Systematic expansion in the order parameter for replica theory of the dynamical glass transition

It has been shown recently that predictions from Mode-Coupling Theory for the glass transition of hard-spheres become increasingly bad when dimensionality increases, whereas replica theory predicts a correct scaling. Nevertheless if one focuses on the regime around the dynamical transition in three dimensions, Mode-Coupling results are far more convincing than replica theory predictions. It seems thus necessary to reconcile the two theoretic approaches in order to obtain a theory that interpolates between low-dimensional, Mode-Coupling results, and "mean-field" results from replica theory. Even though quantitative results for the dynamical transition issued from replica theory are not accurate in low dimensions, two different approximation schemes --small cage expansion and replicated Hyper-Netted-Chain (RHNC)-- provide the correct qualitative picture for the transition, namely a discontinuous jump of a static order parameter from zero to a finite value.
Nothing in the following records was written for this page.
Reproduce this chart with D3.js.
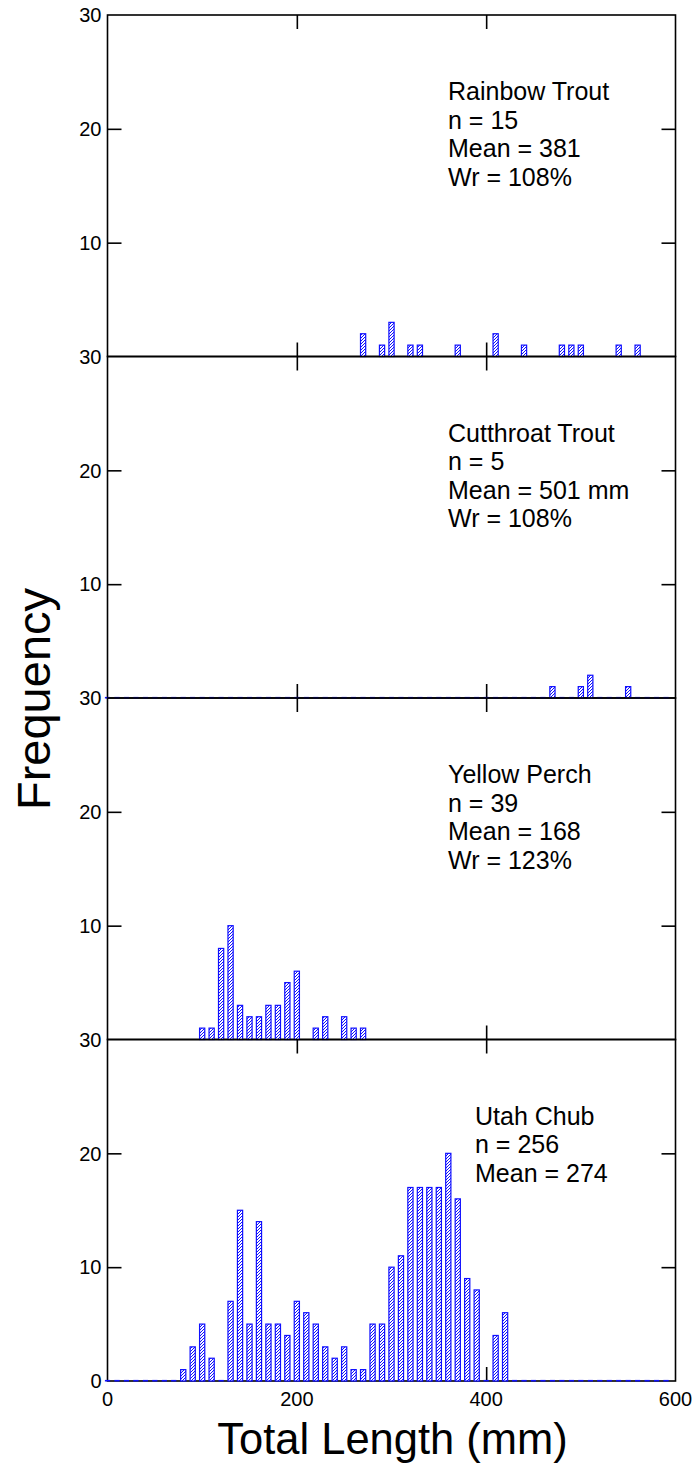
<!DOCTYPE html>
<html>
<head>
<meta charset="utf-8">
<script src="https://cdn.jsdelivr.net/npm/d3@7"></script>
<style>
  html, body { margin: 0; padding: 0; background: #fff; }
  svg { display: block; font-family: "Liberation Sans", Arial, sans-serif; }
</style>
</head>
<body>
<svg id="chart" width="696" height="1466"></svg>
<script>
// ---------- DATA ----------
const bins = [0,10,20,30,40,50,60,70,80,90,100,110,120,130,140,150,160,170,180,190,
              200,210,220,230,240,250,260,270,280,290,300,310,320,330,340,350,360,370,380,390,
              400,410,420,430,440,450,460,470,480,490,500,510,520,530,540,550,560,570,580,590];

const rainbowLengths = [270,290,300,320,330,370,410,440,480,490,500,540,560];
const rainbowCounts  = [2,  1,  3,  1,  1,  1,  2,  1,  1,  1,  1,  1,  1];

const cutthroatLengths = [470,500,510,550];
const cutthroatCounts  = [1,  1,  2,  1];

const perchLengths = [100,110,120,130,140,150,160,170,180,190,200,220,230,250,260,270];
const perchCounts  = [1,  1,  8,  10, 3,  2,  2,  3,  3,  5,  6,  1,  2,  2,  1,  1];

const chubLengths = [80,90,100,110,130,140,150,160,170,180,190,200,210,220,230,240,250,260,270,
                     280,290,300,310,320,330,340,350,360,370,380,390,410,420];
const chubCounts  = [1, 3, 5,  2,  7,  15, 5,  14, 5,  5,  4,  7,  6,  5,  3,  2,  3,  1,  1,
                     5, 5, 10, 11, 17, 17, 17, 17, 20, 16, 9,  8,  4,  6];

const rainbowLabels   = ["Rainbow Trout", "n = 15", "Mean = 381", "Wr = 108%"];
const cutthroatLabels = ["Cutthroat Trout", "n = 5", "Mean = 501 mm", "Wr = 108%"];
const perchLabels     = ["Yellow Perch", "n = 39", "Mean = 168", "Wr = 123%"];
const chubLabels      = ["Utah Chub", "n = 256", "Mean = 274"];

const xTicks = [0, 200, 400, 600];
const yTicks = [0, 10, 20, 30];
const xTitle = "Total Length (mm)";
const yTitle = "Frequency";

const panels = [
  { lengths: rainbowLengths,   counts: rainbowCounts,   labels: rainbowLabels,   zeros: false, labelX: 448 },
  { lengths: cutthroatLengths, counts: cutthroatCounts, labels: cutthroatLabels, zeros: true,  labelX: 448 },
  { lengths: perchLengths,     counts: perchCounts,     labels: perchLabels,     zeros: false, labelX: 448 },
  { lengths: chubLengths,      counts: chubCounts,      labels: chubLabels,      zeros: true,  labelX: 475 }
];

// ---------- LAYOUT ----------
const plotLeft = 107.5, plotRight = 675.5, plotTop = 15, panelH = 341.5;
const barW = 5.2, tickLen = 14;
const blue = "#1010ff";

const svg = d3.select("#chart");
const defs = svg.append("defs");
const pat = defs.append("pattern")
  .attr("id", "hatch")
  .attr("patternUnits", "userSpaceOnUse")
  .attr("width", 3).attr("height", 3);
pat.append("rect").attr("width", 3).attr("height", 3).attr("fill", "#fff");
pat.append("path")
  .attr("d", "M-1,1 l2,-2 M0,3 l3,-3 M2,4 l2,-2")
  .attr("stroke", blue).attr("stroke-width", 1);

const x = d3.scaleLinear().domain([0, 600]).range([plotLeft, plotRight]);

panels.forEach((p, i) => {
  const y0 = plotTop + i * panelH;
  const y = d3.scaleLinear().domain([0, 30]).range([y0 + panelH, y0]);
  const g = svg.append("g");

  // frame
  g.append("rect")
    .attr("x", plotLeft).attr("y", y0)
    .attr("width", plotRight - plotLeft).attr("height", panelH)
    .attr("fill", "none").attr("stroke", "#000").attr("stroke-width", 1.6);

  // axes with inward ticks
  const axL = d3.axisRight(y).tickValues([10, 20]).tickSize(tickLen).tickFormat("");
  const axR = d3.axisLeft(y).tickValues([10, 20]).tickSize(tickLen).tickFormat("");
  const axB = d3.axisTop(x).tickValues([200, 400]).tickSize(tickLen).tickFormat("");
  const axT = d3.axisBottom(x).tickValues([200, 400]).tickSize(tickLen).tickFormat("");
  [[axL, `translate(${plotLeft},0)`], [axR, `translate(${plotRight},0)`],
   [axB, `translate(0,${y0 + panelH})`], [axT, `translate(0,${y0})`]].forEach(([ax, tr]) => {
    const a = g.append("g").attr("transform", tr).call(ax);
    a.select(".domain").remove();
    a.selectAll("line").attr("stroke", "#000").attr("stroke-width", 1.6);
  });

  // y tick labels
  const labs = i === panels.length - 1 ? yTicks : yTicks.filter(v => v > 0);
  g.selectAll("text.ylab").data(labs).join("text")
    .attr("class", "ylab")
    .attr("x", plotLeft - 6).attr("y", d => y(d))
    .attr("dy", "0.36em")
    .attr("text-anchor", "end")
    .attr("font-size", 20)
    .text(d => d);

  // zero bins
  if (p.zeros) {
    const zeroBins = bins.filter(b => !p.lengths.includes(b));
    g.selectAll("line.zero").data(zeroBins).join("line")
      .attr("class", "zero")
      .attr("x1", d => x(d) - barW / 2).attr("x2", d => x(d) + barW / 2)
      .attr("y1", y(0) - 0.3).attr("y2", y(0) - 0.3)
      .attr("stroke", blue).attr("stroke-width", 1.6);
  }

  // bars
  const data = p.lengths.map((l, k) => ({ l, c: p.counts[k] }));
  g.selectAll("rect.bar").data(data).join("rect")
    .attr("class", "bar")
    .attr("x", d => x(d.l) - barW / 2)
    .attr("y", d => y(d.c))
    .attr("width", barW)
    .attr("height", d => y(0) - y(d.c))
    .attr("fill", "url(#hatch)")
    .attr("stroke", blue).attr("stroke-width", 1.2);

  // annotation
  p.labels.forEach((s, k) => {
    g.append("text")
      .attr("x", p.labelX).attr("y", y0 + 85 + k * 28.5)
      .attr("font-size", 25).attr("fill", "#000")
      .text(s);
  });
});

// x tick labels
const yBottom = plotTop + panels.length * panelH;
svg.selectAll("text.xlab").data(xTicks).join("text")
  .attr("class", "xlab")
  .attr("x", d => x(d)).attr("y", yBottom + 25)
  .attr("text-anchor", "middle")
  .attr("font-size", 20)
  .text(d => d);

// axis titles
svg.append("text")
  .attr("x", (plotLeft + plotRight) / 2 + 1).attr("y", yBottom + 73)
  .attr("text-anchor", "middle")
  .attr("font-size", 43.5)
  .text(xTitle);

svg.append("text")
  .attr("transform", `translate(50, ${plotTop + 2 * panelH + 1}) rotate(-90)`)
  .attr("text-anchor", "middle")
  .attr("font-size", 47)
  .text(yTitle);
</script>
</body>
</html>
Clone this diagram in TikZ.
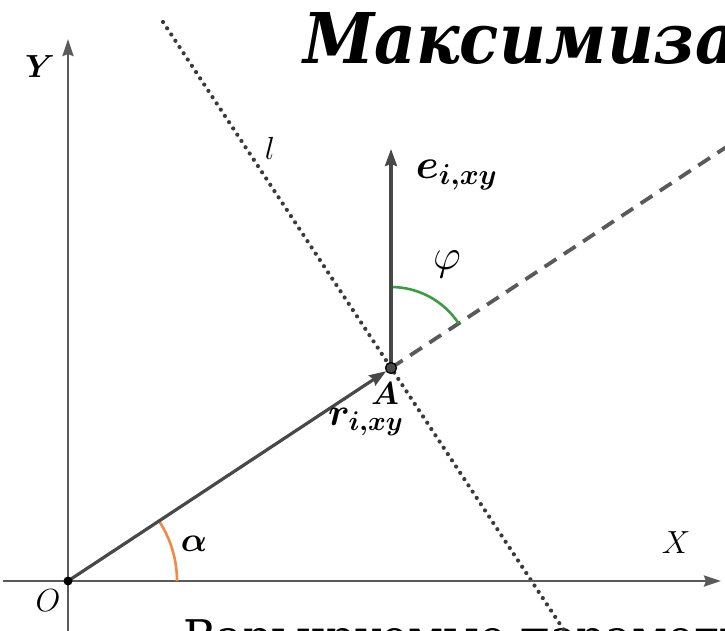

The purpose of this work is to develop a systematic expansion around the RHNC result in powers of the static order parameter, and to calculate the first correction in this expansion. Interestingly, this correction involves the static three-body correlations of the liquid. More importantly, we separately demonstrate that higher order terms in the expansion are quantitatively relevant at the transition, and that the usual mode-coupling kernel, involving two-body direct correlation functions of the liquid, cannot be recovered from static computations.